Jun 19, 2025 Alex Davis IT Services & Support 2 min read



As businesses become increasingly digital, the performance of your IT team has a direct impact on employee productivity, customer satisfaction, and overall business growth. But what happens when that same IT team becomes the very thing slowing your organization down?
In many companies—especially those with under-resourced or overburdened internal IT departments—IT becomes a bottleneck. It delays onboarding, hinders software rollouts, and causes costly downtime. If this sounds familiar, it's time to evaluate whether your IT function is enabling growth or standing in its way.
How Internal IT Bottlenecks Happen
1. Slow or Inconsistent Employee Onboarding
New hires expect to hit the ground running, but when laptops, software licenses, and access credentials are delayed due to understaffed or manual IT processes, productivity suffers from day one. These delays can also frustrate HR and department managers and create poor first impressions for new employees.
2. Prolonged Downtime and Reactive Support
An overloaded IT team often operates in a break/fix mode. Rather than proactively maintaining systems, they’re forced to triage emergencies. This leads to longer periods of system downtime and slower response to technical issues, which reduces employee efficiency and customer responsiveness.
3. Delayed Software Rollouts and Updates
Software updates and new tool rollouts are crucial for productivity, compliance, and security. But when your internal IT team doesn’t have the capacity to test, deploy, and train staff efficiently, these initiatives get delayed. That often forces teams to work with outdated tools or seek workarounds, increasing security risks and inefficiencies.
4. Limited Strategic Input
Most internal IT teams spend the bulk of their time “keeping the lights on.” As a result, they’re unable to focus on long-term planning, infrastructure improvements, or evaluating new technologies that could streamline operations. Your business may miss out on opportunities simply because your IT team is buried in day-to-day support tickets.
5. Employee Frustration and Workarounds
When IT is slow to respond or unable to deliver, users often take matters into their own hands. That leads to shadow IT—employees using unauthorized tools and applications to get their work done. This not only introduces security and compliance risks but also creates further fragmentation across systems.

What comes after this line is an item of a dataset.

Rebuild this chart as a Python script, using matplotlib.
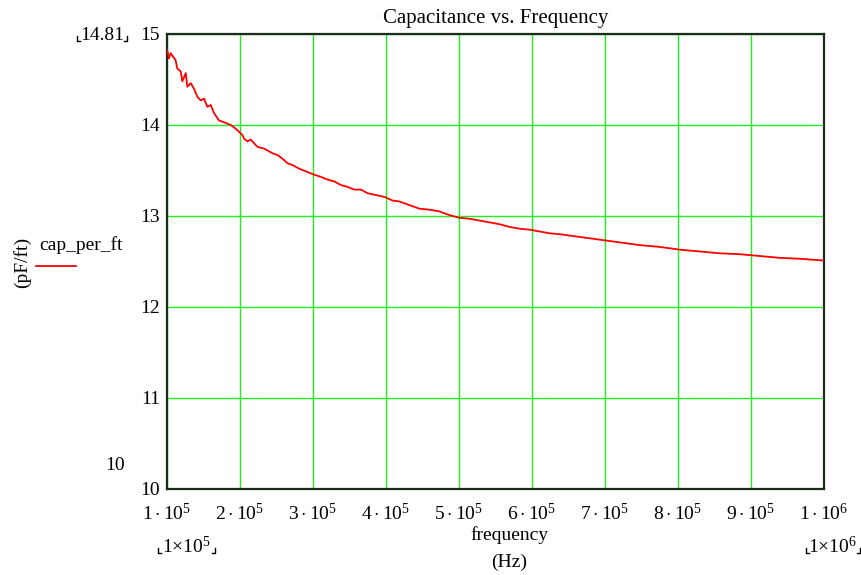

The Business Cost of IT Backlogs
- Lost productivity: Every hour spent waiting for IT support, access, or updates is an hour of lost work.

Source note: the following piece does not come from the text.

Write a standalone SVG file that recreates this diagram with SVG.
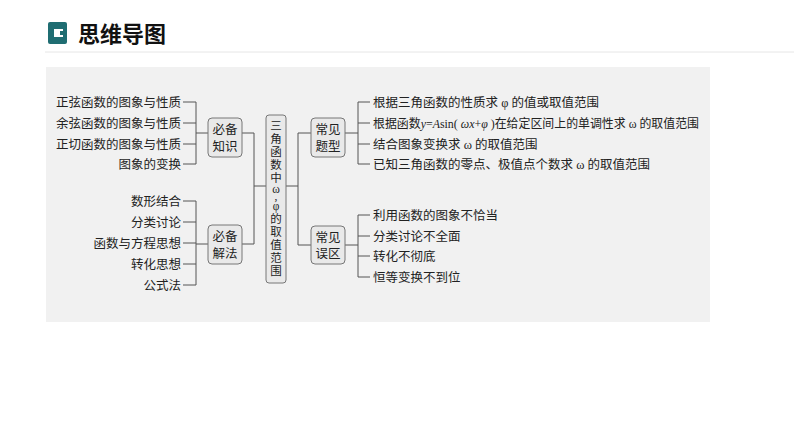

- Higher employee churn: Poor onboarding and daily tech frustrations contribute to job dissatisfaction.
- Increased security risks: Delayed patches and shadow IT practices leave the business vulnerable to breaches.
- Missed opportunities: Strategic projects are put on hold due to lack of IT bandwidth.
How to Break the Bottleneck
If any of the above challenges sound familiar, it’s time to take a closer look at your IT operations:
- Audit your current IT performance: Track support ticket response times, onboarding efficiency, patching schedules, and project backlogs.
- Automate and standardize: Use automation tools for provisioning, patch management, and user access control.
- Augment your team: Consider partnering with a managed service provider (MSP) to offload routine maintenance and gain access to a broader skill set.
- Invest strategically: Redirect budget from reactive spending (e.g., emergency support) to proactive improvements that reduce future bottlenecks.
Conclusion
Your IT team should be a strategic enabler of growth—not a hidden source of friction. If internal delays, slow onboarding, or stalled projects are becoming the norm, your IT function may be holding your business back more than you realize.
Ready to assess your IT bottlenecks? Start by auditing your current IT performance and identifying where your team needs help.